I get this for the first

1) f(t) = 100,000/(1+5000e^0) = 100,000/5001
2) f(t) = 100,000/(1+5000e^4) = correct form to put into calcualtor?
3) this is where we need to solve for t correct?

im completly lost on how to solve for t. I know 1^-x = 1/x..but will this work for e^-1 or should I just move it in front. blah :/

2. ## Re: Population models.

Originally Posted by RYdis
So working on a exp growth word problem. I see the function should be P(t) = P0e^kt

however they give me a function in the problem already

f(t) = 100,000/(1+5000e^-t)

so when solving should I just use the function they gave me instead of the P(t) = ?

they want initial start of population, population after 4 weeks, and how many weeks to reach 40,000

I get this for the first

1) f(t) = 100,000/(1+5000e^0) = 100,000/5001
2) f(t) = 100,000/(1+5000e^4) = correct form to put into calcualtor?
3) this is where we need to solve for t correct?

im completly lost on how to solve for t. I know 1^-x = 1/x..but will this work for e^-1 or should I just move it in front. blah :/
So you have $\frac{100000}{(1+5000e^{-t})}$

For 1), you are correct...t=0
For 2), it should be $e^{-4}$, not $e^4$

$e^{-t}$ = $\frac{1}{e^t}$, so for 3), set f(t) = 40,000, cross multiply and after you rearrange the data you should get $e^{-t} = \frac{1.5}{5000}$. Can you solve for t from there?

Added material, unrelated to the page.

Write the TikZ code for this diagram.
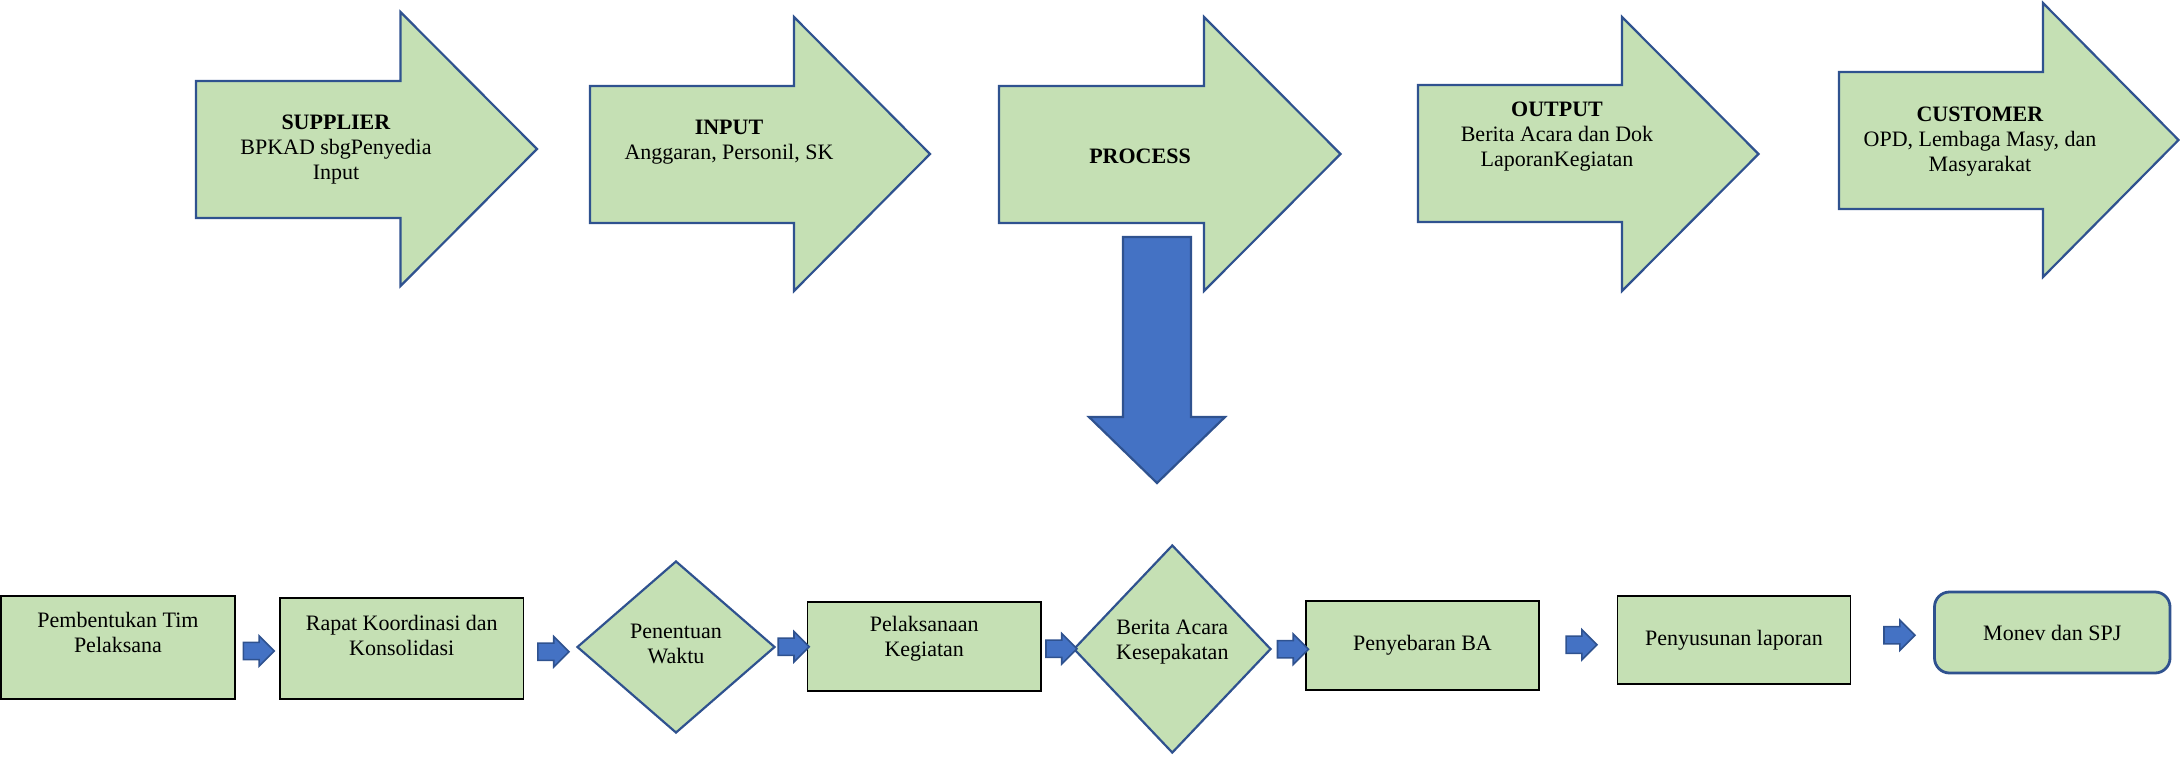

3. ## Re: Population models.

Originally Posted by Youkla
So you have $\frac{100000}{(1+5000e^{-t})}$

For 1), you are correct...t=0
For 2), it should be $e^{-4}$, not $e^4$

$e^{-t}$ = $\frac{1}{e^t}$, so for 3), set f(t) = 40,000, cross multiply and after you rearrange the data you should get $e^{-t} = \frac{1.5}{5000}$. Can you solve for t from there?
not with any success yet :/

I was able to come up with the same number after some one . but 1.5/5000 doesn't reallly give me a time frame for the answer. Answer 1 we were given t to solve for population, same with 2. 3 we are given population and told to find time. The first was intial time. So =0. Second was after 4 weeks. So t=4. However i can't see to use this information we have to get a week time frame. Maybe im missing something really obvious..sorry :/

so I did e^-t = 1.5/5000 and changed to 1/e^t = 1/1.5/5000 = 5000/1.5 gives me around 3,333. It just dont seem like the correct answer :/

4. ## Re: Population models.

So we have this:
$e^{-t} = \frac{1.5}{5000}$

This can then be re-written as
$\frac{1}{e^t} = \frac{1.5}{5000}$

From here we can then take the reciprocals of each and get
$e^t = \frac{5000}{1.5}$

Then to solve for t you take the natural log of both sides (have you learned this?). So you get
$\ln({e^t}) = \ln({\frac{5000}{1.5}})$

then

$t = \ln({\frac{5000}{1.5}})\approx{8.1}$ weeks.